Extract the records below word for word and ignore the images.

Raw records
+===+

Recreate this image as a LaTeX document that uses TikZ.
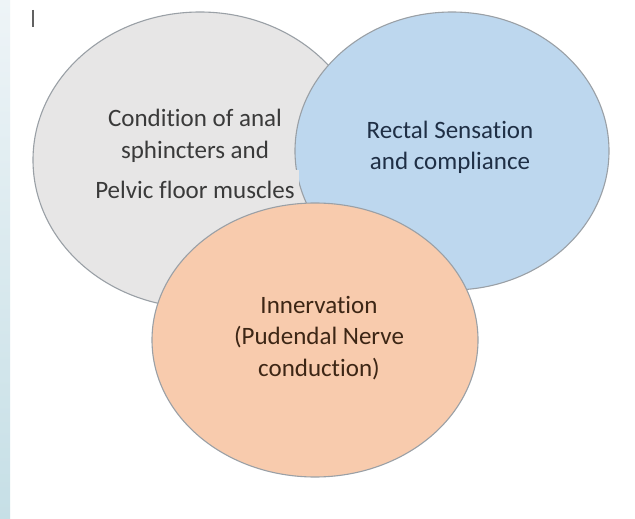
\documentclass[tikz,border=0pt]{standalone}
\usepackage{fontspec}
\setmainfont[Ligatures=NoCommon]{Carlito}
\definecolor{greyfill}{HTML}{E7E6E6}
\definecolor{bluefill}{HTML}{BDD7EE}
\definecolor{orangefill}{HTML}{F8CBAD}
\definecolor{edgecol}{HTML}{9AA0A6}
\definecolor{greytext}{HTML}{3A3A3A}
\definecolor{bluetext}{HTML}{1F2F45}
\definecolor{orangetext}{HTML}{3D2615}
\definecolor{stripT}{HTML}{EEF4F7}
\definecolor{stripB}{HTML}{C6DFE6}
\begin{document}
\begin{tikzpicture}[x=1pt,y=-1pt,
  venn/.style={draw=edgecol,line width=1.1pt},
  lbl/.style={align=center,font=\fontsize{25}{32}\selectfont,inner sep=0pt}]
\useasboundingbox (0,0) rectangle (635,519);
\fill[white] (0,0) rectangle (635,519);
\shade[top color=stripT,bottom color=stripB] (0,0) rectangle (10,519);
\draw[greytext!80,line width=1.5pt] (33,10) -- (33,27);
% ellipses
\draw[venn,fill=greyfill] (200,160) ellipse [x radius=167,y radius=148];
\draw[venn,fill=bluefill] (452,151) ellipse [x radius=157,y radius=139];
\fill[greyfill] (90,170) rectangle (299,206);
\draw[venn,fill=orangefill] (315,340) ellipse [x radius=163,y radius=137];
% labels
\node[lbl,text=greytext] (cond) at (195,154) {Condition of anal\\sphincters and\\[8pt]Pelvic floor muscles};
\node[lbl,text=bluetext,font=\fontsize{25}{31}\selectfont] (rect) at (450,147.5) {Rectal Sensation\\and compliance};
\node[lbl,text=orangetext,font=\fontsize{25}{31.5}\selectfont] (inn) at (319,338) {Innervation\\(Pudendal Nerve\\conduction)};
\end{tikzpicture}
\end{document}
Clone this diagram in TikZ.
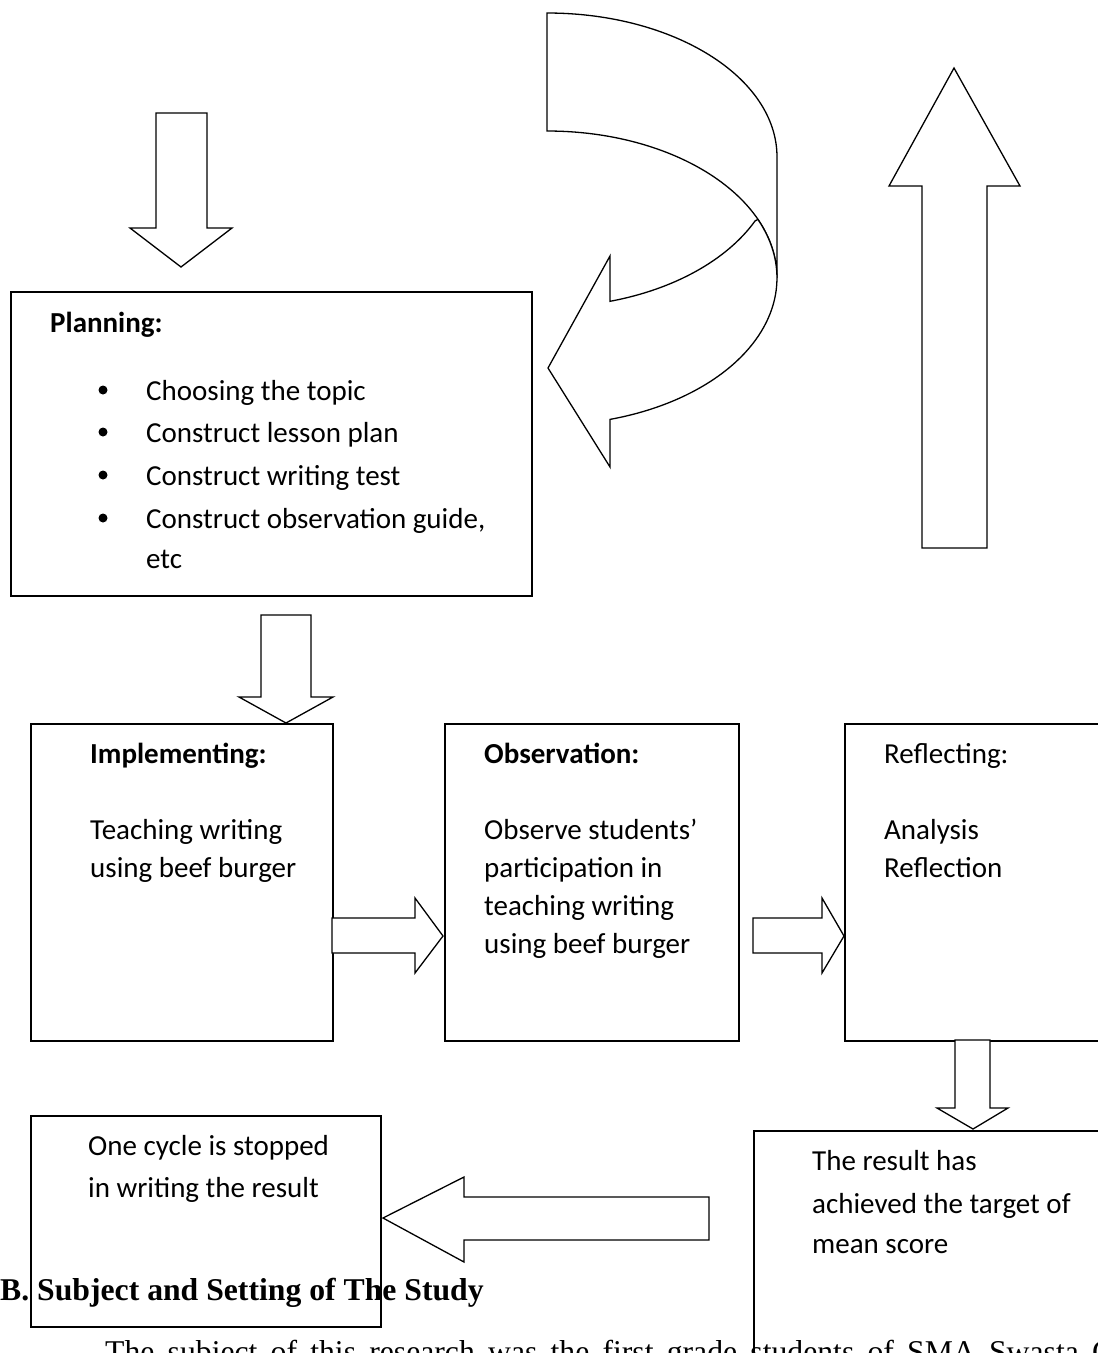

+===+

Answer to the exercise
Recreate this image as a LaTeX document that uses TikZ.
\documentclass[tikz,border=0pt]{standalone}
\usepackage{fontspec}
\setmainfont[Ligatures=NoCommon]{Carlito}
\definecolor{greyfill}{HTML}{E7E6E6}
\definecolor{bluefill}{HTML}{BDD7EE}
\definecolor{orangefill}{HTML}{F8CBAD}
\definecolor{edgecol}{HTML}{9AA0A6}
\definecolor{greytext}{HTML}{3A3A3A}
\definecolor{bluetext}{HTML}{1F2F45}
\definecolor{orangetext}{HTML}{3D2615}
\definecolor{stripT}{HTML}{EEF4F7}
\definecolor{stripB}{HTML}{C6DFE6}
\begin{document}
\begin{tikzpicture}[x=1pt,y=-1pt,
  venn/.style={draw=edgecol,line width=1.1pt},
  lbl/.style={align=center,font=\fontsize{25}{32}\selectfont,inner sep=0pt}]
\useasboundingbox (0,0) rectangle (635,519);
\fill[white] (0,0) rectangle (635,519);
\shade[top color=stripT,bottom color=stripB] (0,0) rectangle (10,519);
\draw[greytext!80,line width=1.5pt] (33,10) -- (33,27);
% ellipses
\draw[venn,fill=greyfill] (200,160) ellipse [x radius=167,y radius=148];
\draw[venn,fill=bluefill] (452,151) ellipse [x radius=157,y radius=139];
\fill[greyfill] (90,170) rectangle (299,206);
\draw[venn,fill=orangefill] (315,340) ellipse [x radius=163,y radius=137];
% labels
\node[lbl,text=greytext] (cond) at (195,154) {Condition of anal\\sphincters and\\[8pt]Pelvic floor muscles};
\node[lbl,text=bluetext,font=\fontsize{25}{31}\selectfont] (rect) at (450,147.5) {Rectal Sensation\\and compliance};
\node[lbl,text=orangetext,font=\fontsize{25}{31.5}\selectfont] (inn) at (319,338) {Innervation\\(Pudendal Nerve\\conduction)};
\end{tikzpicture}
\end{document}
Clone this diagram in TikZ.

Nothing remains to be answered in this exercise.